鋼琴漢語程度好,上課時發言最多,每次學習課文,講完一段,我都習慣性地問一句:“懂了嗎?”總是鋼琴搶先回答說懂了,那麼我就接著往下講。後來我發現,這麼幹不行,那些沒懂的學生,根本就不吱聲,她們不好意思暴露自己沒懂。結果,整個課堂的節奏,全圍著鋼琴轉了,別的女生就交換化妝盒,互相塗指甲,左手明黃,右手桃紅。這不行,我開始照顧跟不上的學生,鋼琴馬上不高興了,表現得很不耐煩,發出一些類似“切切”的噪音。如果是中國孩子這樣,我可能會生氣,但我知道,韓國孩子要性情一些,不理她就是了。
鋼琴的表現,略具女強人的姿態,她在作文中也聲稱,以後要當職業女性。“韓國比中國更先有女總理。”她這樣寫道。因此,我常常忍不住要給她開開小灶。但我一邊開小灶,一邊也在私下思謀,我這是在做好事嗎?在韓國,想當一個職業女性,可比中國累多了,家裏外頭全是你一個人的,燒了八輩子高香遇上個好丈夫,他偷偷摸摸地搭手一點家務事之後,還一定要嚴正聲明:這是在幫助你!
看起來,鋼琴的意思,好像還有野心當總理,那麼她這一輩子,是別想逃掉勞碌命了。
藝珍也是個機靈孩子,每次我教她們背唐詩,她都第一個完成。

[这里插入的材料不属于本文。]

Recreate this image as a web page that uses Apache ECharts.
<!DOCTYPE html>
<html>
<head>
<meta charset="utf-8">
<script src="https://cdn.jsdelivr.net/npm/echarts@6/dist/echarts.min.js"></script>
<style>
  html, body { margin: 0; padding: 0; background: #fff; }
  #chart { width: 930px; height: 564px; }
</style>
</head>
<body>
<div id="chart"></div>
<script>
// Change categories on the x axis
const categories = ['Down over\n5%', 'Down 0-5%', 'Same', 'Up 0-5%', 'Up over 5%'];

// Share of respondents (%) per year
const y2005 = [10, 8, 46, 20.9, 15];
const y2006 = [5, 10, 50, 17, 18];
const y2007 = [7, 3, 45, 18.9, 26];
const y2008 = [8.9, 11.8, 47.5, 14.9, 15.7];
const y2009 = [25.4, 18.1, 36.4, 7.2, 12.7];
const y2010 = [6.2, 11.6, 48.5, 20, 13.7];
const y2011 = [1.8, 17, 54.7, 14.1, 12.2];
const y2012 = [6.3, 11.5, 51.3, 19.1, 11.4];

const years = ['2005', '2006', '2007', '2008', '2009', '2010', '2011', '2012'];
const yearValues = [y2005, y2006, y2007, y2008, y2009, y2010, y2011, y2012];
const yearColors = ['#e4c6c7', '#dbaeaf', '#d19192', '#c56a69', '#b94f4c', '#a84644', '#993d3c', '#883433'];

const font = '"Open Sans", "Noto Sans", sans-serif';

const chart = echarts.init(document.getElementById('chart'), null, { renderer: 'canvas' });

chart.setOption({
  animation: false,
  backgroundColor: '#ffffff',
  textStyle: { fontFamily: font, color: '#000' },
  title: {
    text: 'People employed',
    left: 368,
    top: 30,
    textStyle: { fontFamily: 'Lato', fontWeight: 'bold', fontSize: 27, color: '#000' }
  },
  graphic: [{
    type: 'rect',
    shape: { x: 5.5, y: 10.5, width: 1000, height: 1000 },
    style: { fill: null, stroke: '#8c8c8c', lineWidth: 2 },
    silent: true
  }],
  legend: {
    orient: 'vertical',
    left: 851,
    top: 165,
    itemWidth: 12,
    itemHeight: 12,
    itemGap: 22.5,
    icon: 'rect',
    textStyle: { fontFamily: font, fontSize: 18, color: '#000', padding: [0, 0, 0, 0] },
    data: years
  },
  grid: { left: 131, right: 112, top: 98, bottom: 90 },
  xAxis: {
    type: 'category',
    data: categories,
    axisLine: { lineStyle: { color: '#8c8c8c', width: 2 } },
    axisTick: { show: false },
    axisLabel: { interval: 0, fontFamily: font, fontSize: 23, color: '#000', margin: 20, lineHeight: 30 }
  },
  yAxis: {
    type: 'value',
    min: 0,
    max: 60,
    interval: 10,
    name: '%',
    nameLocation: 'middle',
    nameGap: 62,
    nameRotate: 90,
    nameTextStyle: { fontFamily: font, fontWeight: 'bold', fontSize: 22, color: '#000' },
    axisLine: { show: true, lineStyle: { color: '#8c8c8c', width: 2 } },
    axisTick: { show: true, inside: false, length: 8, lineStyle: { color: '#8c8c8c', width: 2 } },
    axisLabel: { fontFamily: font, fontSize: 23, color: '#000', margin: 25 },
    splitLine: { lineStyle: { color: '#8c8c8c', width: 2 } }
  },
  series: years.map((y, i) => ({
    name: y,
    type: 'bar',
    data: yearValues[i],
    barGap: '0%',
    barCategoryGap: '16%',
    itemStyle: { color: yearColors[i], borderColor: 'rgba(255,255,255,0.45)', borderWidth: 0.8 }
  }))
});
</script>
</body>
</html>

有一次課間,教室裏隻有我和她,我說:“你的進步很大。”她馬上高興了,臉上笑開了花:“真的嗎?”我說:“真的,以前,你寫的作文很亂。”話音剛落,她馬上撂下了臉子:“很亂?真的很亂?”
你看,韓國孩子就是這樣,什麼情緒都寫在臉上,一點不知道禮貌性地藏一藏掖一掖。我是為了強調她現在的進步,才說她以前亂的,可她還是要把不高興表露出來給我看。據我的觀察,這是這個民族的群體性習慣,男人女人均如此。我馬上改口說:“是有點亂。”想挽回一些局麵。但是,已經來不及了,場麵一時間有點尷尬。
後來我分析自己,為什麼脫口而出說她亂呢?是不是隱隱的,有一點報複心理?此前,每次我一走近她,她馬上就把一塊薄浴巾披好,護住胸口。那個動作特別大,擺明了是怕走光。她愛穿那種小吊帶衫,是容易走光。但實際上,每次到她跟前指導,我都非常注意,不錯眼珠地盯著她的眼睛,絕不敢移開半寸,生怕她心生反感。所以我也委屈呀,我都一把年紀了,這麼努力地小心,你還提防得那麼明目張膽,我下意識裏,可能是會有點氣的。
但是,實實在在的,藝珍的進步真是最大,這一點讓我很欣慰,我想我心裏應該早已原諒了她。
隻有一個女生,隻有唯一的一次,吃過我一記冷臉。她叫慧喬,一個愛搭話的小個女生。我給她們五十多個生詞,讓她們選詞填空。我問:“看一看有沒有不懂的?”她居然馬上漫聲回答:“沒有。”我搶白她說:“你看了嗎?”她低下了頭,半天不吭聲,看著挺可憐的,弄得我心裏立時不忍起來。
下課後,我走到慧喬身邊,笑著和她扯了幾句閑話,算是表示和解。慧喬也乖,扯過一張白紙,在上麵畫了一叢細線,之後點綴了幾顆小星星,說是蘭花,鄭重其事地送給我。我小心地收下,認真地放到了書包裏。韓國孩子的敏感我是領教過的,如果我不仔細收好,放學後落在講台上,你等著吧,慧喬沒準都能當場哭出來。
這時候其他同學正在議論韓國明星,慧喬大聲對我說:“寶兒很漂亮,我也很漂亮,她們都喜歡我。”說罷一指四周的同學。同學們一齊噢了一聲,表示反對。慧喬的臉有點紅了,我馬上解圍說:“我也喜歡你。”她笑了,接口說:“我也喜歡老師。”這時,鋼琴插話說:“老師,我不喜歡你。”此話一出,大家都是一愣:她想幹什麼?鋼琴說:“我愛你。”
我立在屋地中央,做昏倒狀。這些孩子,盡管已能分清愛和喜歡的不同,但畢竟對愛這種字眼兒在漢語中的保守性和專屬性理解不足。